Interview

David Bagué i Soler

Lutier

Thinking with the hands

Bagué’s world is from the past but necessary in the present, an elitist world of dirty hands “Making instruments in an age of technology is patently absurd. I have ways of being able to recreate in myself 18th century thinking”

interview

Skill, patience, intelligence, sensitivity, tacit understanding and artistic sensibilities all come together in a Bohemian house in Barcelona’s Gràcia neighbourhood. David Bagué i Soler greets me in his workshop, in a shirt that is open at the collar and in an apron that is worn with time. I suddenly find myself in a world of wood, surrounded by metal tools, glass cabinets, as well as newspaper clippings that transport me to another place and time. I realise that I have been taken back to the world of the luthier, the world of the craftsmen who make and repair stringed instruments. Bagué’s world is from the past but necessary in the present, an elitist world of dirty hands.
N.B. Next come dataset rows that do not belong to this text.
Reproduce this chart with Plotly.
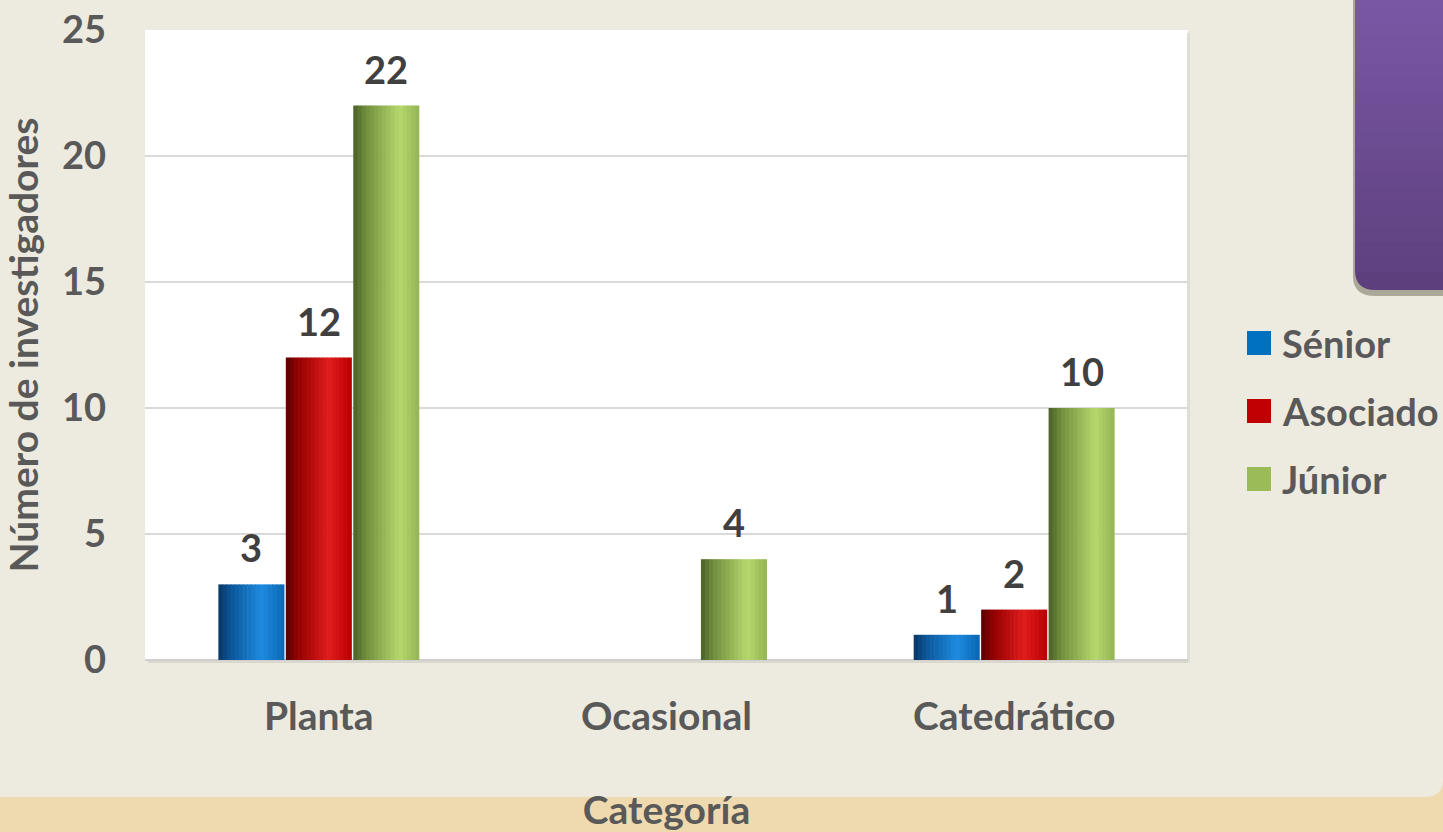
import plotly.graph_objects as go

# ---- data -------------------------------------------------------------
categories = ["Planta", "Ocasional", "Catedrático"]
series_names = ["Sénior", "Asociado", "Júnior"]
senior = [3, None, 1]
asociado = [12, None, 2]
junior = [22, 4, 10]
y_ticks = [0, 5, 10, 15, 20, 25]

series_values = [senior, asociado, junior]
legend_colors = ["#0070C0", "#C00000", "#9BBB59"]
# horizontal shading of each bar (position across bar, colour)
shading = [
    [(0.0, "#0A3562"), (0.18, "#0B5597"), (0.65, "#1E8BE0"), (1.0, "#0A66B2")],
    [(0.0, "#560000"), (0.18, "#930000"), (0.65, "#E01C1C"), (1.0, "#BA0000")],
    [(0.0, "#4A6127"), (0.18, "#6F8C3C"), (0.7, "#B6D76C"), (1.0, "#93B454")],
]

# ---- geometry ---------------------------------------------------------
W, H = 1443, 832
M_L, M_R, M_T, M_B = 145, 255, 30, 172
PW, PH = W - M_L - M_R, H - M_T - M_B

SLOT = 0.194        # width reserved for one bar (category units)
BAR_W = 0.19        # drawn bar width
N_SLICES = 16

AX_COLOR = "#595959"
LBL_COLOR = "#404040"
FONT = "Lato"
FS = 38
FS_BIG = 39


def px_x(px):
    return (px - M_L) / PW


def px_y(py):
    return (H - M_B - py) / PH


def hex2rgb(h):
    h = h.lstrip("#")
    return tuple(int(h[i:i + 2], 16) for i in (0, 2, 4))


def shade_at(stops, t):
    for (t0, c0), (t1, c1) in zip(stops, stops[1:]):
        if t0 <= t <= t1:
            f = (t - t0) / (t1 - t0) if t1 > t0 else 0
            a, b = hex2rgb(c0), hex2rgb(c1)
            r, g, bl = (round(a[k] + (b[k] - a[k]) * f) for k in range(3))
            return f"rgb({r},{g},{bl})"
    return stops[-1][1]


fig = go.Figure()

# bars, drawn as thin vertical strips to give the cylinder shading
dw = BAR_W / N_SLICES
for i, (name, vals) in enumerate(zip(series_names, series_values)):
    start = -1.5 * SLOT + i * SLOT + (SLOT - BAR_W) / 2
    for j in range(N_SLICES):
        t = (j + 0.5) / N_SLICES
        fig.add_trace(go.Bar(
            x=categories, y=vals, name=name,
            offset=start + j * dw,
            width=dw * (1.0 if j == N_SLICES - 1 else 1.15),
            marker=dict(color=shade_at(shading[i], t), line=dict(width=0)),
            showlegend=False, legendgroup=name,
            hovertemplate=f"{name}<br>%{{x}}: %{{y}}<extra></extra>",
        ))

# value labels above bars
annotations = []
for i, vals in enumerate(series_values):
    center = -SLOT + i * SLOT
    for k, v in enumerate(vals):
        if v is None:
            continue
        annotations.append(dict(
            x=k + center, y=v, xref="x", yref="y",
            text=f"<b>{v}</b>", showarrow=False,
            yanchor="middle", yshift=37,
            font=dict(family=FONT, size=FS, color=LBL_COLOR),
        ))

# legend
legend_y = [343, 411, 479]
shapes = []
for name, col, cy in zip(series_names, legend_colors, legend_y):
    shapes.append(dict(type="rect", xref="paper", yref="paper",
                       x0=px_x(1247), x1=px_x(1271),
                       y0=px_y(cy + 12), y1=px_y(cy - 12),
                       fillcolor=col, line=dict(width=0)))
    annotations.append(dict(
        x=px_x(1280), y=px_y(cy), xref="paper", yref="paper",
        xanchor="left", yanchor="middle", showarrow=False,
        text=f"<b>{name}</b>",
        font=dict(family=FONT, size=FS, color=AX_COLOR),
    ))


def path_px(points, close=True):
    """Build an SVG path in paper units; one command letter per point group."""
    d = ""
    for cmd, pts in points:
        d += cmd + " ".join(f"{px_x(x):.5f},{px_y(y):.5f}" for x, y in pts) + " "
    return d + ("Z" if close else "")


# sandy band along the bottom, with the panel's rounded corner
shapes.append(dict(
    type="path", xref="paper", yref="paper", layer="below",
    path=path_px([("M", [(-5, 797)]), ("L", [(1425, 797)]),
                  ("Q", [(1443, 797), (1443, 779)]),
                  ("L", [(1450, 779)]), ("L", [(1450, 840)]),
                  ("L", [(-5, 840)])]),
    fillcolor="#EFD9AE", line=dict(width=0)))

# soft shadow along the plot area's bottom and right edges
shapes.append(dict(type="rect", xref="paper", yref="paper", layer="below",
                   x0=px_x(148), x1=px_x(1190), y0=px_y(663), y1=px_y(660),
                   fillcolor="#DAD7CD", line=dict(width=0)))
shapes.append(dict(type="rect", xref="paper", yref="paper", layer="below",
                   x0=px_x(1187), x1=px_x(1190), y0=px_y(663), y1=px_y(33),
                   fillcolor="#E0DDD2", line=dict(width=0)))

# purple box in the top-right corner, shaded top to bottom
R = 20
X0, X1, Y0, Y1 = 1355, 1450, -5, 290
shapes.append(dict(
    type="path", xref="paper", yref="paper", layer="above",
    path=path_px([("M", [(X0 - 2, Y0)]), ("L", [(X0 - 2, Y1 - R + 6)]),
                  ("Q", [(X0 - 2, Y1 + 6), (X0 + R, Y1 + 6)]),
                  ("L", [(X1, Y1 + 6)]), ("L", [(X1, Y0)])]),
    fillcolor="rgba(150,146,130,0.75)", line=dict(width=0)))
shapes.append(dict(
    type="path", xref="paper", yref="paper", layer="above",
    path=path_px([("M", [(X0, Y0)]), ("L", [(X0, Y1 - R)]),
                  ("Q", [(X0, Y1), (X0 + R, Y1)]),
                  ("L", [(X1, Y1)]), ("L", [(X1, Y0)])]),
    fillcolor="#5D3F7D", line=dict(width=0)))
top_c, bot_c = hex2rgb("#7B58A6"), hex2rgb("#5D3F7D")
n_strips = 20
strip_h = (Y1 - R - Y0) / n_strips
for s in range(n_strips):
    f = (s + 0.5) / n_strips * (Y1 - R - Y0) / (Y1 - Y0)
    c = tuple(round(top_c[k] + (bot_c[k] - top_c[k]) * f) for k in range(3))
    shapes.append(dict(
        type="rect", xref="paper", yref="paper", layer="above",
        x0=px_x(X0), x1=px_x(X1),
        y0=px_y(Y0 + (s + 1) * strip_h + 2), y1=px_y(Y0 + s * strip_h),
        fillcolor=f"rgb({c[0]},{c[1]},{c[2]})", line=dict(width=0)))

fig.update_layout(
    width=W, height=H,
    margin=dict(l=M_L, r=M_R, t=M_T, b=M_B, pad=0, autoexpand=False),
    paper_bgcolor="#EDEBDF", plot_bgcolor="#FFFFFF",
    barmode="overlay", showlegend=False,
    font=dict(family=FONT, size=FS, color=AX_COLOR),
    shapes=shapes, annotations=annotations,
    xaxis=dict(
        type="category", categoryorder="array", categoryarray=categories,
        range=[-0.5, len(categories) - 0.5], automargin=False,
        showgrid=False, zeroline=False, showline=False, ticks="",
        tickfont=dict(family=FONT, size=FS_BIG, color=AX_COLOR, weight="bold"),
        ticklabelstandoff=30,
        title=dict(text="<b>Categoría</b>", standoff=60,
                   font=dict(family=FONT, size=FS_BIG, color=AX_COLOR)),
        fixedrange=True,
    ),
    yaxis=dict(
        range=[0, 25], tickvals=y_ticks, automargin=False,
        showgrid=True, gridcolor="#D9D9D9", gridwidth=2,
        zeroline=True, zerolinecolor="#D0D0D0", zerolinewidth=2,
        showline=False, ticks="",
        tickfont=dict(family=FONT, size=FS, color=AX_COLOR, weight="bold"),
        ticklabelstandoff=38,
        title=dict(text="<b>Número de investigadores</b>", standoff=12,
                   font=dict(family=FONT, size=FS_BIG, color=AX_COLOR)),
        fixedrange=True,
    ),
)

fig.write_html("out.html", config={"displayModeBar": False})
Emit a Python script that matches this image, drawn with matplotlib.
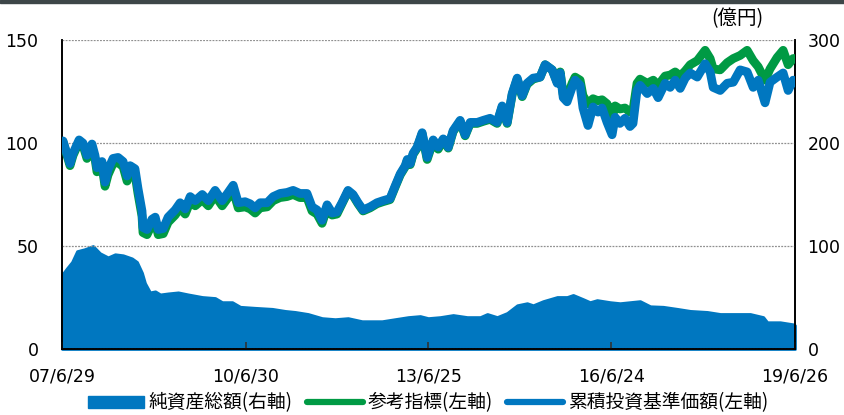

Recently recognised by the Catalan government for his work, Bagué comes from a family of artists. When he used to get home from school, it was to find his soprano mother singing at the piano, while his father would be painting at an easel. These Bohemian surroundings invested him with a love for the arts as well as a special sensibility. His father bought him a violin, and one summer afternoon, the 12-year-old David discovered his vocation: “I was alone at home with my siblings, and I became curious about the instrument and so took it to pieces. When my parents got back home and saw that the violin was destroyed, they reacted with true vision. They did nothing about it, but that was everything. I knew then that I would be a luthier.” At a time of rebirth in the country, when craftsmen were again experiencing a golden moment, Bagué learnt from them by visiting their workshops in Gràcia, and later on in Italy. “A trade is forged; it’s a matter of attitude,” he says, revealing his humanist spirit that allows him to think with his hands.

“If I wasn’t nostalgic I couldn’t make instruments,” he says. “Making instruments in an age of technology is patently absurd. I have my ways of being able to recreate in myself 18th century thinking: staying away from technology and the speed it subjects us to by taking refuge in my own universe, so I can keep going with this craziness.” He adds: “The proof is that still, when I come down each day to my workshop, I see with the eyes of a 12-year-old child. That is the art of living.” A craft is the combination of emotion and reason, “but in balance, because untrammelled emotion can lead to madness.”

To develop in this trade you need “art to live, art to feel the emotion for understanding the material,” he says. “To cut down a tree you have to ask for permission, and that means inspiring people into letting you work for a good cause.” The life-long journey of creating instruments is not a technical issue, although without technique you cannot be free. At the same time, he speaks of concepts, thought, philosophy, mysticism, humanism, of passing on technique, although he warns: “Tacit understanding leads to the tomb.” The craft of the luthier needs defending “vehemently because it is high culture, and the only way that Catalonia can move forward is working for this high culture,” he says. His trade is elitist, but he adds, “I am not, I think like a craftsman.”

Unprecedented project

He is currently involved in an unprecedented cultural project with the Cosmos Quartet chamber music ensemble, which bears in mind that “everything must come from civil society: the Catalan bourgeoisie was very sensitive, and invested in a country that we still serve today.” In order to make the instruments, he has to understand the artistic personality of each of the musicians: “We have become a quintet, the four musicians and myself, as I’ve become part of it with my own voice in the background,” because I think that I have to give something back to society.

Finally, Bagué says: “People who commission something from me place are placing their absolute faith in me,” such as Ruggiero Ricci, Leonidas Kavakos, Ulrich Edelmann, Sophie Heinrich, Giuliano Carmignola, Abel Tomàs, Jordi Savall and Wilfried Hedenborg, member of the main violin section of the Vienna Philharmonic Orchestra.

Two of Bagué’s mottos are: “From Gràcia to the world” and “the more local, the more international,” as Catalan writer Josep Pla used to say.